Apparently in response to one or more complaints about this, the ILPTO decided that a change was in order. However, we learned of the change not via a “Commissioner’s Circular” letter or an ILPTO “notice” posted on the ILPTO’s web site and circulated via the ILPTO’s email distribution list, the normal channels by which this would happen. Rather, we learned about it when we recently requested suspension of an application, and received the following reply from the ILPTO (with identifying information redacted):
- We confirm receipt of your request to suspend examination of the above-referenced application from the date above.
- Your application was filed on [date of national phase entry], and the team in [technology area X] to which this application has been assigned, is presently examination applications that were filed in [month/year].
- Therefore, the suspension will take effect from the moment that the application’s turn for examination arrives, and you are requested to make payment for the suspension at that time.
- Please note: these figures and the advancement of examination in this team may be also be checked in the examination advancement file on the ILPTO’s web site, and you may avail yourselves of it.
What we gathered from this letter was that we don’t have to pay any fees just yet. But would the ILPTO warn us when the application was coming due for examination? Or was it warning us, ominously, that we need to track the examination queue ourselves – something that’s more guesswork than science, since the “examination advancement file” is only published by the ILPTO quarterly?

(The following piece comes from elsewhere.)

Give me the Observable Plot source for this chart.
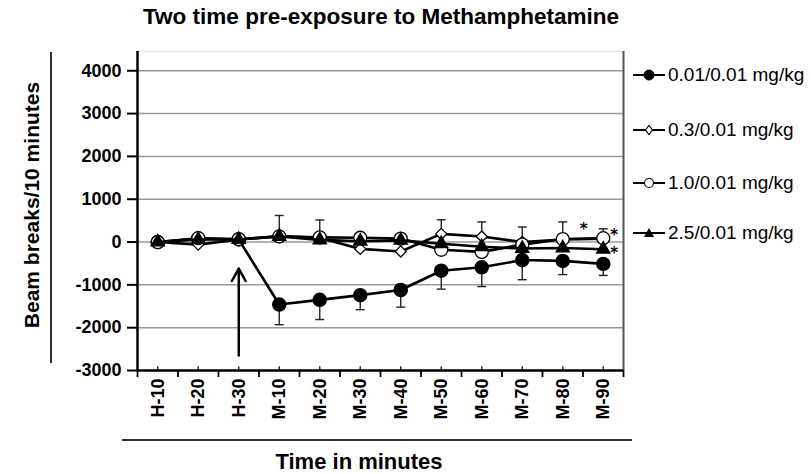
<!DOCTYPE html>
<html><head><meta charset="utf-8">
<script src="https://cdn.jsdelivr.net/npm/d3@7"></script>
<script src="https://cdn.jsdelivr.net/npm/@observablehq/plot@0.6"></script>
<style>
html,body{margin:0;padding:0;background:#fff;}
#wrap{position:relative;width:811px;height:474px;font-family:"Liberation Sans",Arial,sans-serif;color:#000;overflow:hidden;background:#fff}
#wrap svg.plot{position:absolute;left:0;top:0;}
.abs{position:absolute;white-space:nowrap;}
#title{left:0;width:762px;top:6px;text-align:center;font-weight:bold;font-size:22.5px;line-height:22px;}
#ytitle{left:-118px;width:300px;top:194px;height:22px;text-align:center;font-weight:bold;font-size:21px;line-height:22px;transform:rotate(-90deg);}
#yline{left:50px;top:52px;width:2px;height:311px;background:#333;}
#xtitle{left:0;width:718px;top:451px;text-align:center;font-weight:bold;font-size:22px;line-height:22px;}
#xline{left:122px;top:439px;width:510px;height:2px;background:#333;}
.leg{left:633px;height:20px;font-size:19px;line-height:20px;display:flex;align-items:center;}
.leg svg{display:block;margin-right:1px;}
</style>
</head><body>
<div id="wrap">
  <div id="title" class="abs"></div>
  <div id="ytitle" class="abs"></div>
  <div id="yline" class="abs"></div>
  <div id="xtitle" class="abs"></div>
  <div id="xline" class="abs"></div>
</div>
<script>
// ---- data ----
const chartTitle = "Two time pre-exposure to Methamphetamine";
const yTitle = "Beam breaks/10 minutes";
const xTitle = "Time in minutes";
const categories = ["H-10","H-20","H-30","M-10","M-20","M-30","M-40","M-50","M-60","M-70","M-80","M-90"];
const seriesNames = ["0.01/0.01 mg/kg","0.3/0.01 mg/kg","1.0/0.01 mg/kg","2.5/0.01 mg/kg"];
const s1 = [0, 80, 60, -1460, -1350, -1240, -1120, -670, -590, -420, -440, -510];
const s1ErrDown = [0, 0, 0, 470, 460, 340, 400, 430, 450, 460, 320, 270];
const s2 = [0, -60, 60, 140, 100, -160, -220, 190, 130, 0, 60, 80];
const s2ErrUp = [0, 0, 0, 480, 415, 0, 0, 330, 340, 350, 410, 230];
const s3 = [0, 90, 70, 130, 110, 100, 80, -180, -230, -60, 70, 90];
const s4 = [0, 60, 60, 130, 50, 20, 40, -40, -110, -150, -140, -170];
const yTicks = [-3000, -2000, -1000, 0, 1000, 2000, 3000, 4000];
const yDomain = [-3000, 4450];
const arrowCategory = "H-30";
const arrowFrom = -2650, arrowTo = -620;
const starM80 = [400];
const starM90 = [255, -165];

// ---- build ----
const idx = c => categories.indexOf(c) + 0.5;
const mk = (vals, errs) => vals.map((v, i) => ({cat: categories[i], x: i + 0.5, y: v, e: errs ? errs[i] : 0}));
const d1 = mk(s1, s1ErrDown), d2 = mk(s2, s2ErrUp), d3s = mk(s3), d4 = mk(s4);
const centers = categories.map((c, i) => i + 0.5);
const bounds = d3.range(0, categories.length + 1);
const capHalf = 0.11;

const lineStyle = {x: "x", y: "y", stroke: "black", strokeWidth: 2.6};
const errStyle = {stroke: "#222", strokeWidth: 1.4};
const starStyle = {text: () => "*", fontSize: 15, fontWeight: "bold", fontFamily: '"DejaVu Sans", sans-serif'};

const plot = Plot.plot({
  width: 811, height: 474,
  marginLeft: 137, marginRight: 188, marginTop: 51, marginBottom: 104,
  style: {fontFamily: '"Liberation Sans", Arial, sans-serif', background: "transparent", overflow: "visible"},
  x: {type: "linear", domain: [0, categories.length]},
  y: {domain: yDomain},
  marks: [
    Plot.ruleY([yDomain[1]], {stroke: "#e4e4e4", strokeWidth: 1.5}),
    Plot.gridY({ticks: yTicks.filter(t => t > yDomain[0]), stroke: "#999", strokeOpacity: 1, strokeWidth: 1.5}),
    Plot.ruleX([categories.length], {stroke: "#555", strokeWidth: 2}),
    // error bars
    Plot.ruleX(d1.filter(d => d.e > 0), {x: "x", y1: "y", y2: d => d.y - d.e, ...errStyle}),
    Plot.link(d1.filter(d => d.e > 0), {x1: d => d.x - capHalf, x2: d => d.x + capHalf, y1: d => d.y - d.e, y2: d => d.y - d.e, ...errStyle}),
    Plot.ruleX(d2.filter(d => d.e > 0), {x: "x", y1: "y", y2: d => d.y + d.e, ...errStyle}),
    Plot.link(d2.filter(d => d.e > 0), {x1: d => d.x - capHalf, x2: d => d.x + capHalf, y1: d => d.y + d.e, y2: d => d.y + d.e, ...errStyle}),
    // series
    Plot.line(d1, lineStyle),
    Plot.dot(d1, {x: "x", y: "y", symbol: "circle", r: 6.5, fill: "black", stroke: "black"}),
    Plot.line(d2, lineStyle),
    Plot.dot(d2, {x: "x", y: "y", symbol: "diamond2", r: 5, fill: "white", stroke: "black", strokeWidth: 1.3}),
    Plot.line(d3s, lineStyle),
    Plot.dot(d3s, {x: "x", y: "y", symbol: "circle", r: 6.5, fill: "white", stroke: "black", strokeWidth: 1.3}),
    Plot.line(d4, lineStyle),
    Plot.dot(d4, {x: "x", y: "y", symbol: "triangle", r: 4.8, fill: "black", stroke: "black"}),
    // arrow
    Plot.arrow([{x: idx(arrowCategory), y1: arrowFrom, y2: arrowTo}], {x1: "x", x2: "x", y1: "y1", y2: "y2", stroke: "black", strokeWidth: 2.5, headLength: 8.5, headAngle: 58}),
    // asterisks
    Plot.text(starM80, {x: idx("M-80"), y: d => d, dx: 21, dy: 4, ...starStyle}),
    Plot.text(starM90, {x: idx("M-90"), y: d => d, dx: 11, dy: 4, ...starStyle}),
    // axes
    Plot.axisY({ticks: yTicks, tickFormat: d => String(d), tickSize: 10, tickPadding: 6, fontSize: 18, fontWeight: "bold", stroke: "black", strokeWidth: 2, label: null}),
    Plot.axisX({ticks: bounds, tickSize: 7, text: null, stroke: "black", strokeWidth: 1.8, label: null}),
    Plot.ruleX(centers, {y1: yDomain[0], y2: yDomain[0] + 90, stroke: "#333", strokeWidth: 1.5}),
    Plot.axisX({ticks: centers, tickFormat: d => categories[Math.floor(d)], tickSize: 0, tickPadding: 8, tickRotate: -90, fontSize: 18, fontWeight: "bold", label: null}),
    Plot.ruleX([0], {stroke: "black", strokeWidth: 2.5}),
    Plot.ruleY([yDomain[0]], {stroke: "black", strokeWidth: 2.5})
  ]
});
plot.classList.add("plot");
const wrap = document.getElementById("wrap");
wrap.insertBefore(plot, wrap.firstChild);
document.getElementById("title").textContent = chartTitle;
document.getElementById("ytitle").textContent = yTitle;
document.getElementById("xtitle").textContent = xTitle;

// legend
const legendSymbols = [
  '<circle cx="16" cy="10" r="5" fill="black" stroke="black"/>',
  '<path d="M16,5.5L19.5,10L16,14.5L12.5,10Z" fill="white" stroke="black" stroke-width="1.2"/>',
  '<circle cx="16" cy="10" r="4.5" fill="white" stroke="black" stroke-width="1.2"/>',
  '<path d="M16,5L21,14L11,14Z" fill="black"/>'
];
const legendY = [75, 130, 183, 233];
seriesNames.forEach((name, i) => {
  const row = document.createElement("div");
  row.className = "abs leg";
  row.style.top = (legendY[i] - 10) + "px";
  row.innerHTML = '<svg width="34" height="20"><line x1="0" y1="10" x2="32" y2="10" stroke="black" stroke-width="2"/>' + legendSymbols[i] + '</svg><span>' + name + '</span>';
  wrap.appendChild(row);
});
</script>
</body></html>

We tried contacting the person whose name appears on the letter, but her phone is either out of commission or permanently off the hook; and she didn’t respond to our email inquiry. So we spoke to some examiners and learned that they’ve been given as much guidance in this matter as applicants have, i.e. none. Fortunately, we spoke with the head of the team to which this application was assigned, and after discussing the matter with the ILPTO's chief examiner, the team head told us that (a) he won’t further assign this case to a specific examiner until the matter of the suspension is resolved (he doesn’t want his examiners wasting time examining worthless applications any more than our clients want to spend money prosecuting applications that eventually prove to be worthless) and (b) the chief examiner told him they’ll adjust the policy to request payment shortly before the commencement of examination, but applicants should still independently monitor the status of applications.
Assuming the ILPTO gets in the habit of sending suspension payment demand letters before examination begins, we still wonder what will happen when such a letter mistakenly isn’t sent, and an OA then issues before the applicant has paid a suspension fee – will the ILPTO still allow the applicant to pay the fee and suspend examination? Or what if the applicant decides to pay the suspension fee immediately – will the ILPTO tack on the suspension period only when the application’s turn actually comes up in the examination queue, or will it run from the date of payment, thereby possibly going to waste?
All in all, while the ILPTO is trying to achieve a desirable result, the way in which its doing so creates more work and more uncertainty for both the office and applicants. And it doesn’t resolve the problem of the office collecting fees it’s not authorized to collect. So we’ll say it again: just allow applicants to take 36 months’ extension to respond to pre-examination letters rather than 6 months. This will be less work for everyone; and it will still allow the ILPTO to collect fees, but to do so in an unquestionably legal manner.